III.5) Deve, peraltro, rilevarsi che il secondo e il terzo motivo del ricorso della S.n.c. F.lli A., adducono anche censure di omesso esame di cui all’art. 360 c.p.c., comma 1, n. 5, in relazione alle quali emerge, come esattamente fatto rilevare in memoria dall’avvocato R., un profilo di inammissibilità di cui all’art. 348 ter c.p.c., comma 5, non risultando prospettato, nell’atto d’impugnazione, alcun fatto diverso da quelli sui quali l’esame giudiziale è stato già condotto (semmai può discorrersi di diverso apprezzamento di atti, quali la consulenza tecnica di ufficio espletata in fase d’appello nel giudizio cd. presupposto).

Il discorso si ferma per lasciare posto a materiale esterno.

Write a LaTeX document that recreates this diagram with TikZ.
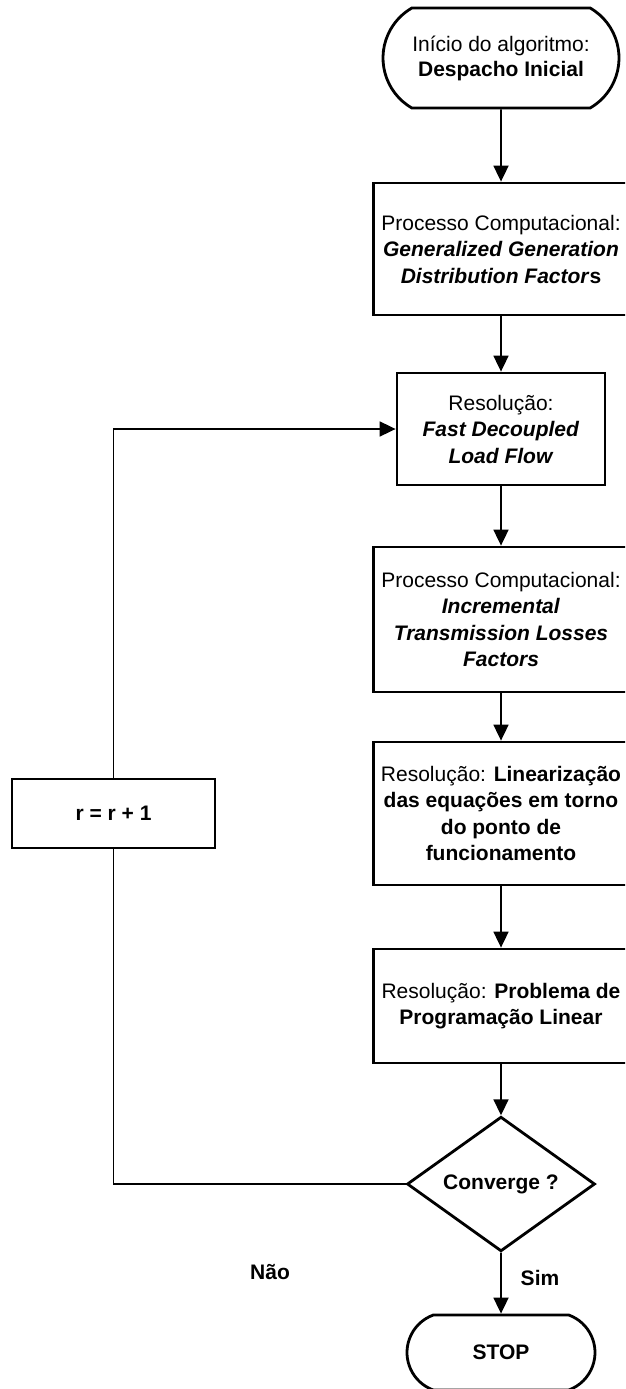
\documentclass[tikz,border=0pt]{standalone}
\usepackage{fontspec}
\setmainfont{Liberation Sans}
\usetikzlibrary{shapes.geometric,shapes.misc,arrows.meta}
\begin{document}
\begin{tikzpicture}[x=1pt,y=-1pt,
  txt/.style={font=\fontsize{21}{26.5}\selectfont, align=center},
  procbox/.style={txt, draw, line width=2.8pt, rectangle, inner sep=0pt, minimum width=255pt},
  termbox/.style={txt, draw, line width=2.8pt, rounded rectangle, inner sep=0pt},
  decbox/.style={txt, draw, line width=2.8pt, diamond, inner sep=0pt, minimum width=188pt, minimum height=112pt},
  flow/.style={line width=1.8pt, -{Triangle[length=16pt,width=15pt]}},
  plain/.style={line width=1.8pt}
]
\useasboundingbox (0,0) rectangle (625,1389);
\clip (0,0) rectangle (625,1389);
\fill[white] (0,0) rectangle (625,1389);

\node[termbox, rounded rectangle arc length=120, minimum width=236pt, minimum height=100pt,
  font=\fontsize{21}{25}\selectfont] (start) at (501,58)
  {Início do algoritmo:\\\textbf{Despacho Inicial}};
\node[procbox, minimum height=132pt] (b1) at (501,249)
  {Processo Computacional:\\\textbf{\textit{Generalized Generation}}\\\textbf{\textit{Distribution Factor}s}};
\node[procbox, minimum width=208pt, minimum height=112pt] (b2) at (501,429)
  {Resolução:\\\textbf{\textit{Fast Decoupled}}\\\textbf{\textit{Load Flow}}};
\node[procbox, minimum height=145pt] (b3) at (501,619.5)
  {Processo Computacional:\\\textbf{\textit{Incremental}}\\\textbf{\textit{Transmission Losses}}\\\textbf{\textit{Factors}}};
\node[procbox, minimum height=143pt] (b4) at (501,813.5)
  {Resolução: \textbf{Linearização}\\\textbf{das equações em torno}\\\textbf{do ponto de}\\\textbf{funcionamento}};
\node[procbox, minimum height=114pt] (b5) at (501,1006)
  {Resolução: \textbf{Problema de}\\\textbf{Programação Linear}};
\node[decbox] (dec) at (501,1184) {\textbf{Converge ?}};
\node[termbox, rounded rectangle arc length=140, minimum width=188pt, minimum height=75pt] (stop) at (501,1352.5)
  {\textbf{STOP}};
\node[procbox, minimum width=203pt, minimum height=69pt] (rb) at (113.5,813.5) {\textbf{r = r + 1}};

\node[txt] (sim) at (540,1278) {\textbf{Sim}};
\node[txt] (nao) at (270,1272) {\textbf{Não}};

\draw[flow] (start) -- (b1);
\draw[flow] (b1) -- (b2);
\draw[flow] (b2) -- (b3);
\draw[flow] (b3) -- (b4);
\draw[flow] (b4) -- (b5);
\draw[flow] (b5) -- (dec);
\draw[flow] (dec) -- (stop);
\draw[plain] (dec.west) -| (rb.south);
\draw[flow] (rb.north) |- (b2.west);
\end{tikzpicture}
\end{document}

IV) Il ricorso deve, conclusivamente, essere rigettato.

V) Le spese di lite seguono la soccombenza e sono liquidate come in dispositivo.

VI) Infine, poichè il ricorso è stato proposto successivamente al 30 gennaio 2013 ed è rigettato, sussistono i presupposti processuali (a tanto limitandosi la declaratoria di questa Corte Sez. U. n. 04315 20/02/2020) per dare atto – ai sensi della L. n. 228 del 2012, art. 1, comma 17, che ha aggiunto l’art. 13, comma 1 quater, del testo unico di cui al D.P.R. n. 115 del 2002 (e mancando la possibilità di valutazioni discrezionali: tra le prime: Cass. n. 05955 del 14/03/2014; tra le innumerevoli altre successive: Sez. U n. 24245 del 27/11/2015) – della sussistenza dell’obbligo di versamento, in capo a parte ricorrente, dell’ulteriore importo a titolo di contributo unificato pari a quello, ove dovuto, per la stessa impugnazione.

PQM

rigetta il ricorso, condanna la parte ricorrente al pagamento delle spese di lite, che liquida in Euro 6.000,00, oltre Euro 200,00 per esborsi, oltre rimborso forfetario al 15%, oltre CA e IVA per legge.

Ai sensi del D.P.R. n. 115 del 2002, dà atto della sussistenza dei presupposti per il versamento, da parte della ricorrente, dell’ulteriore importo a titolo di contributo unificato pari a quello dovuto per il ricorso, a norma dello stesso art. 13, comma 1 bis.

Così deciso in Roma, nella Camera di Consiglio della Sezione Terza Civile della Corte di Cassazione, il 18 dicembre 2020.